--- start ---

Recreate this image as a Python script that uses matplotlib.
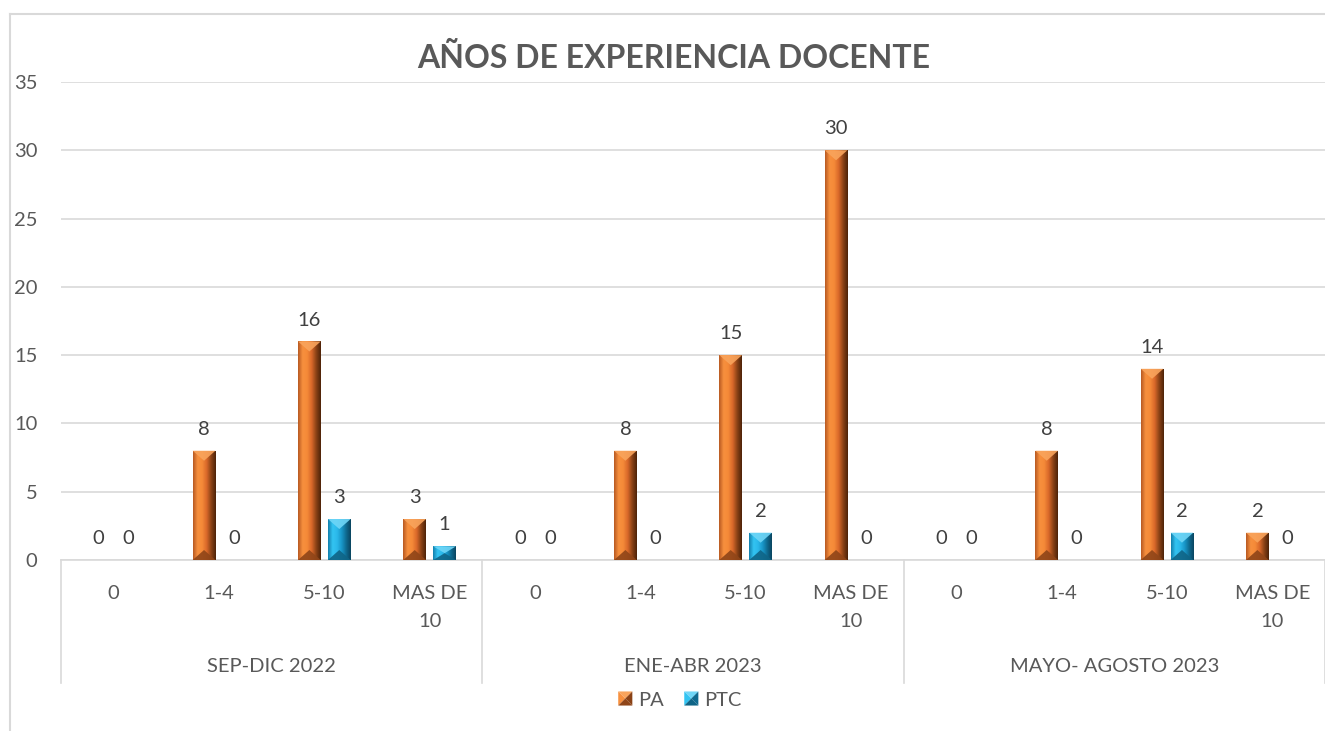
import numpy as np
import matplotlib
matplotlib.use("Agg")
import matplotlib.pyplot as plt
from matplotlib.patches import Polygon, Rectangle
from matplotlib.legend_handler import HandlerBase
import matplotlib.transforms as mtransforms

# ---------------- data ----------------
title = "AÑOS DE EXPERIENCIA DOCENTE"
periods = ["SEP-DIC 2022", "ENE-ABR 2023", "MAYO- AGOSTO 2023"]
subcats = ["0", "1-4", "5-10", "MAS DE\n10"]
series_names = ["PA", "PTC"]
pa_values = [0, 8, 16, 3, 0, 8, 15, 30, 0, 8, 14, 2]
ptc_values = [0, 0, 3, 1, 0, 0, 2, 0, 0, 0, 2, 0]
y_ticks = [0, 5, 10, 15, 20, 25, 30, 35]

# ---------------- style ----------------
W, H, DPI = 1325, 731, 100
FONT = "Lato"
TXT = "#595959"
GRID = "#d9d9d9"
FS = 14.5
plt.rcParams["font.family"] = [FONT, "DejaVu Sans"]

# gradient stops (left -> right) for each series + top / bottom facet colours
styles = {
    "PA": dict(grad=["#b85a22", "#f7903e", "#f58a38", "#d8682a", "#8a4216", "#4e2308"],
               top="#f9a45c", bot="#8f4518"),
    "PTC": dict(grad=["#1380ad", "#33c4f2", "#2bb8ea", "#1896c8", "#0f6a90", "#0a4560"],
               top="#6fd6f7", bot="#0f6486"),
}

fig = plt.figure(figsize=(W / DPI, H / DPI), dpi=DPI)
ax_left, ax_right = 61 / W, 1325 / W
ax_bottom, ax_top = 1 - 560 / H, 1 - 82 / H
ax = fig.add_axes([ax_left, ax_bottom, ax_right - ax_left, ax_top - ax_bottom])

n = len(pa_values)
x = np.arange(n)
ax.set_xlim(-0.5, n - 0.5)
ax.set_ylim(0, 35)

ax_h_px = 560 - 82
dy_px = 35 / ax_h_px
bw = 0.215
off = 0.142

def hex2rgb(h):
    h = h.lstrip("#")
    return [int(h[i:i + 2], 16) / 255 for i in (0, 2, 4)]

def draw_series(vals, xc, name):
    st = styles[name]
    cols = np.array([hex2rgb(c) for c in st["grad"]])
    pos = np.linspace(0, 1, len(cols))
    xs = np.linspace(0, 1, 64)
    grad = np.stack([np.interp(xs, pos, cols[:, k]) for k in range(3)], axis=-1)[None, :, :]
    bars = ax.bar(xc, vals, width=bw, color=st["grad"][2], zorder=3, linewidth=0)
    for b, v in zip(bars, vals):
        if v <= 0:
            continue
        x0, w = b.get_x(), b.get_width()
        x1 = x0 + w
        xm = x0 + w / 2
        im = ax.imshow(grad, extent=[x0, x1, 0, v], aspect="auto", zorder=3.1,
                       interpolation="bilinear")
        im.set_clip_path(b)
        d = min(10 * dy_px, v / 2)
        ax.add_patch(Polygon([[x0, v], [x1, v], [xm, v - d]], closed=True,
                             facecolor=st["top"], edgecolor="none", alpha=0.9, zorder=3.2))
        ax.add_patch(Polygon([[x0, 0], [x1, 0], [xm, d]], closed=True,
                             facecolor=st["bot"], edgecolor="none", alpha=0.9, zorder=3.2))
    for xi, v in zip(xc, vals):
        ax.annotate(str(v), xy=(xi, v), xytext=(0, 11.5), textcoords="offset points",
                    ha="center", va="baseline", fontsize=FS, color="#404040", zorder=5)

draw_series(pa_values, x - off, "PA")
draw_series(ptc_values, x + off, "PTC")

# grid / spines
ax.set_yticks(y_ticks)
ax.yaxis.grid(True, color=GRID, linewidth=1.2, zorder=0)
ax.set_axisbelow(True)
for s in ["top", "right", "left"]:
    ax.spines[s].set_visible(False)
ax.spines["bottom"].set_color(GRID)
ax.spines["bottom"].set_linewidth(1.2)
ax.tick_params(axis="y", length=0, pad=17, labelsize=FS, labelcolor=TXT)

# first-level category labels
ax.set_xticks(x)
ax.set_xticklabels(subcats * len(periods), fontsize=FS, color=TXT,
                   linespacing=1.78, va="top")
ax.tick_params(axis="x", length=0, pad=18)

# group separators & group labels
trans = mtransforms.blended_transform_factory(ax.transData, ax.transAxes)
sep_depth = -(683 - 560) / ax_h_px
for g in range(len(periods) + 1):
    xb = g * 4 - 0.5
    ax.plot([xb, xb], [0, sep_depth], transform=trans, color=GRID, lw=1.2,
            clip_on=False, zorder=1)
for g, p in enumerate(periods):
    ax.text(g * 4 + 1.5, -(666 - 560) / ax_h_px, p, transform=trans, ha="center",
            va="center", fontsize=FS, color=TXT)

# title
fig.text(674 / W, 1 - 58 / H, title, ha="center", va="center", fontsize=23,
         fontweight="bold", color=TXT)

# chart border (left & top)
fig.add_artist(plt.Line2D([10 / W, 10 / W], [0, 1 - 14 / H], color=GRID, lw=1.5,
                          transform=fig.transFigure))
fig.add_artist(plt.Line2D([10 / W, 1], [1 - 14 / H, 1 - 14 / H], color=GRID, lw=1.5,
                          transform=fig.transFigure))

# legend with bevelled square markers
class BevelHandler(HandlerBase):
    def __init__(self, name):
        super().__init__()
        self.name = name

    def create_artists(self, legend, orig_handle, xdescent, ydescent, width, height,
                       fontsize, trans):
        st = styles[self.name]
        s = min(width, height) * 1.0
        x0 = -xdescent + (width - s) / 2
        y0 = -ydescent + (height - s) / 2
        c = (x0 + s / 2, y0 + s / 2)
        pts = [(x0, y0), (x0 + s, y0), (x0 + s, y0 + s), (x0, y0 + s)]
        faces = [
            ([pts[3], pts[2], c], st["top"]),
            ([pts[0], pts[3], c], st["grad"][1]),
            ([pts[1], pts[2], c], st["grad"][4]),
            ([pts[0], pts[1], c], st["bot"]),
        ]
        arts = []
        for verts, col in faces:
            p = Polygon(verts, closed=True, facecolor=col, edgecolor="none", transform=trans)
            arts.append(p)
        return arts

h1 = Rectangle((0, 0), 1, 1)
h2 = Rectangle((0, 0), 1, 1)
leg = fig.legend([h1, h2], series_names, loc="center", bbox_to_anchor=(680 / W, 1 - 700 / H),
                 ncol=2, frameon=False, fontsize=FS, handlelength=0.7, handleheight=0.7,
                 handletextpad=0.3, columnspacing=1.0,
                 handler_map={h1: BevelHandler("PA"), h2: BevelHandler("PTC")})
for t in leg.get_texts():
    t.set_color(TXT)

fig.savefig("out.png", dpi=DPI)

--- end ---

» **Task directions**
Restate the data word for word from its first line through the line with "return [int(h[i:i +", leaving out any picture along the way.

» **Output of the task**
Recreate this image as a Python script that uses matplotlib.
import numpy as np
import matplotlib
matplotlib.use("Agg")
import matplotlib.pyplot as plt
from matplotlib.patches import Polygon, Rectangle
from matplotlib.legend_handler import HandlerBase
import matplotlib.transforms as mtransforms

# ---------------- data ----------------
title = "AÑOS DE EXPERIENCIA DOCENTE"
periods = ["SEP-DIC 2022", "ENE-ABR 2023", "MAYO- AGOSTO 2023"]
subcats = ["0", "1-4", "5-10", "MAS DE\n10"]
series_names = ["PA", "PTC"]
pa_values = [0, 8, 16, 3, 0, 8, 15, 30, 0, 8, 14, 2]
ptc_values = [0, 0, 3, 1, 0, 0, 2, 0, 0, 0, 2, 0]
y_ticks = [0, 5, 10, 15, 20, 25, 30, 35]

# ---------------- style ----------------
W, H, DPI = 1325, 731, 100
FONT = "Lato"
TXT = "#595959"
GRID = "#d9d9d9"
FS = 14.5
plt.rcParams["font.family"] = [FONT, "DejaVu Sans"]

# gradient stops (left -> right) for each series + top / bottom facet colours
styles = {
    "PA": dict(grad=["#b85a22", "#f7903e", "#f58a38", "#d8682a", "#8a4216", "#4e2308"],
               top="#f9a45c", bot="#8f4518"),
    "PTC": dict(grad=["#1380ad", "#33c4f2", "#2bb8ea", "#1896c8", "#0f6a90", "#0a4560"],
               top="#6fd6f7", bot="#0f6486"),
}

fig = plt.figure(figsize=(W / DPI, H / DPI), dpi=DPI)
ax_left, ax_right = 61 / W, 1325 / W
ax_bottom, ax_top = 1 - 560 / H, 1 - 82 / H
ax = fig.add_axes([ax_left, ax_bottom, ax_right - ax_left, ax_top - ax_bottom])

n = len(pa_values)
x = np.arange(n)
ax.set_xlim(-0.5, n - 0.5)
ax.set_ylim(0, 35)

ax_h_px = 560 - 82
dy_px = 35 / ax_h_px
bw = 0.215
off = 0.142

def hex2rgb(h):
    h = h.lstrip("#")
    return [int(h[i:i + 2], 16) / 255 for i in (0, 2, 4)]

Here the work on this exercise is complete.